Valentina Schulte’s photographic prisms rise with surprising mass and force from the floorline. Their forms are subtly disorientating to viewers, who feel compelled to move around them. Riven, weathered textures meet at perfect folds. Stones that split apart with Pangea stand together, pushed up into unreal new ranges. Scale and angles tip a little askew, suggesting the roughhewn planes of minerals and ice, but also asking us to sense the odd positions we find ourselves in in relation to the Earth. Are they small mountains we can tower over, or rock faces with enough ancient presence to overpower us?

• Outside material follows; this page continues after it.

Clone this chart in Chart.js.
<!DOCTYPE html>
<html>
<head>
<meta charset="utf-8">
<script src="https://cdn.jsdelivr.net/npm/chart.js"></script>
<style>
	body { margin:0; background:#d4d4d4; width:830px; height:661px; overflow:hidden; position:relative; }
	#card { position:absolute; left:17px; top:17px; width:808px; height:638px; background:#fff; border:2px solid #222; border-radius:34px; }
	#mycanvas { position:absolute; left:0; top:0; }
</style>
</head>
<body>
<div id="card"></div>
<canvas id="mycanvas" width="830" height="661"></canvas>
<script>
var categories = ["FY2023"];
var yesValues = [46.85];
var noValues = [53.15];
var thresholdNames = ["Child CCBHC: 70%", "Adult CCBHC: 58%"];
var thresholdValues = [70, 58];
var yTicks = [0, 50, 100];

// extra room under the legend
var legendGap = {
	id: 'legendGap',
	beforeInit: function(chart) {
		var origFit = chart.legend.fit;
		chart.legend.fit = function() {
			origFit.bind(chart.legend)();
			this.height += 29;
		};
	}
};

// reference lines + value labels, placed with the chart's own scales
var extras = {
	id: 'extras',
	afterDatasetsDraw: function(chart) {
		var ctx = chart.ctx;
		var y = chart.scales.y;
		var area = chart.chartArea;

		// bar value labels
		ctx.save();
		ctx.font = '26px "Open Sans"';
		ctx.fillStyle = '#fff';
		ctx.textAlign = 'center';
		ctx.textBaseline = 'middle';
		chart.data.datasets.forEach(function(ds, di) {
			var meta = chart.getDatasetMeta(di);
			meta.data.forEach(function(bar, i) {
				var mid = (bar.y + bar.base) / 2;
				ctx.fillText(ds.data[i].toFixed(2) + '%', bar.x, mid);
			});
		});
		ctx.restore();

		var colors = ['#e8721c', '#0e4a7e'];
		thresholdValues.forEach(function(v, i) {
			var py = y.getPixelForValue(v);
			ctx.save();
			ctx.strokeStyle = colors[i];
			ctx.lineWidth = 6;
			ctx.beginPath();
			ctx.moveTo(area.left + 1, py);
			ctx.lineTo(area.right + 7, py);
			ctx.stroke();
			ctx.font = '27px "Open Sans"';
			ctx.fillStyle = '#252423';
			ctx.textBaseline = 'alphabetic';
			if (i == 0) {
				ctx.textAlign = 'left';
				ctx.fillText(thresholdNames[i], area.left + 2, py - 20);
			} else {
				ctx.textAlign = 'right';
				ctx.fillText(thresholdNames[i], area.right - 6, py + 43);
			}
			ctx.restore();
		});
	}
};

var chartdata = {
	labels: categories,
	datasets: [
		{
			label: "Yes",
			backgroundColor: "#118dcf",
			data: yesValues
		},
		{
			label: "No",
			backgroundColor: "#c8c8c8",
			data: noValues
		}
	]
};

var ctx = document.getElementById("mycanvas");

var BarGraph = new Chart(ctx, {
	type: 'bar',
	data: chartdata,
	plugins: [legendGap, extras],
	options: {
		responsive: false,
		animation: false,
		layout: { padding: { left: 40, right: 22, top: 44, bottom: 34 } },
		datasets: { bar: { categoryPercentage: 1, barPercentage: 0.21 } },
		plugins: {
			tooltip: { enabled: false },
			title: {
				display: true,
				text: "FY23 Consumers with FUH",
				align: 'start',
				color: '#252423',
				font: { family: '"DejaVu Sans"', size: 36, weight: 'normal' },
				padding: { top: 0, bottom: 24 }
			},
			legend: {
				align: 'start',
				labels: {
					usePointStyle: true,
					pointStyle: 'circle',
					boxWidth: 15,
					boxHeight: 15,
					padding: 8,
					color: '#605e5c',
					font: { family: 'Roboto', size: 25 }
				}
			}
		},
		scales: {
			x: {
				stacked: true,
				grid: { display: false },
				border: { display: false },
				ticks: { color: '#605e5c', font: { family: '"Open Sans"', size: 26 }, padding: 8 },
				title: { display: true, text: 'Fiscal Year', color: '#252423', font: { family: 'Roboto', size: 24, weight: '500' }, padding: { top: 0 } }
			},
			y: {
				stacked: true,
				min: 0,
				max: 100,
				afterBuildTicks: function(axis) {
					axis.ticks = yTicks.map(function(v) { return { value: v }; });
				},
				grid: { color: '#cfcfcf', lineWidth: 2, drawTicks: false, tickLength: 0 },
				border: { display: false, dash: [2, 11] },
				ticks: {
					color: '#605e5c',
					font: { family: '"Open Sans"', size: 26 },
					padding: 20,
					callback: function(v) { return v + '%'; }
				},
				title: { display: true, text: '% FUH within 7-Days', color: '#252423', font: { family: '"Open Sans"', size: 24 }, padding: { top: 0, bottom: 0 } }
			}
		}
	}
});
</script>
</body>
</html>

Samantha Hawker’s Dieback also plays with unexpected orientations and directions, this time in relation to the mass death of Eucalyptus viminalis in Ngarigo Country, the Snowy-Monaro region of NSW. Although the scenes are apocalyptic, I cannot escape the feeling that these trees, though dead, are joining in with Sammy’s choreography, advancing from an upturned sky, or pirouetting under a drone. Their presence in these images remains palpable – recalling the ways I understand some Aboriginal people still speak of the thylacine in the present tense, because to them it has not ‘gone’. In Sammy’s frames, the dead gum’s bare branches seem transformed into blood vessels, or tributaries that should combine and flow through the great trunk, filling up the country’s breast. But they are, as Wright saw from her train window, run dry.
The beauty and poignancy of all these works, created by four artists alive to the land’s expressive power, is proof that meaning and connection can still pulse through these channels. Each creator has brought photography’s great potential to frame the view out the train window, freeze time’s hurtle and blur, and capture moments otherwise indistinguishable to our dazzled eyes. From these exposures, we too can begin to collaborate with life and build new forms and flows that connect the country’s heart more closely to our own.3
Martha Sear, May 2019
Dr Martha Sear is the Head Curator, Anthropocene Australia Centre, National Museum of Australia
- Judith Wright, ‘Train Journey’, 1948.
- Freya Mathews, Reinhabiting Reality: Towards a Recovery of Culture, SUNY Press, 2005, p. 16.
- I would like to acknowledge and thank Dr George Main, whose thoughts, connections and dialogue around these ideas have greatly illuminated this piece.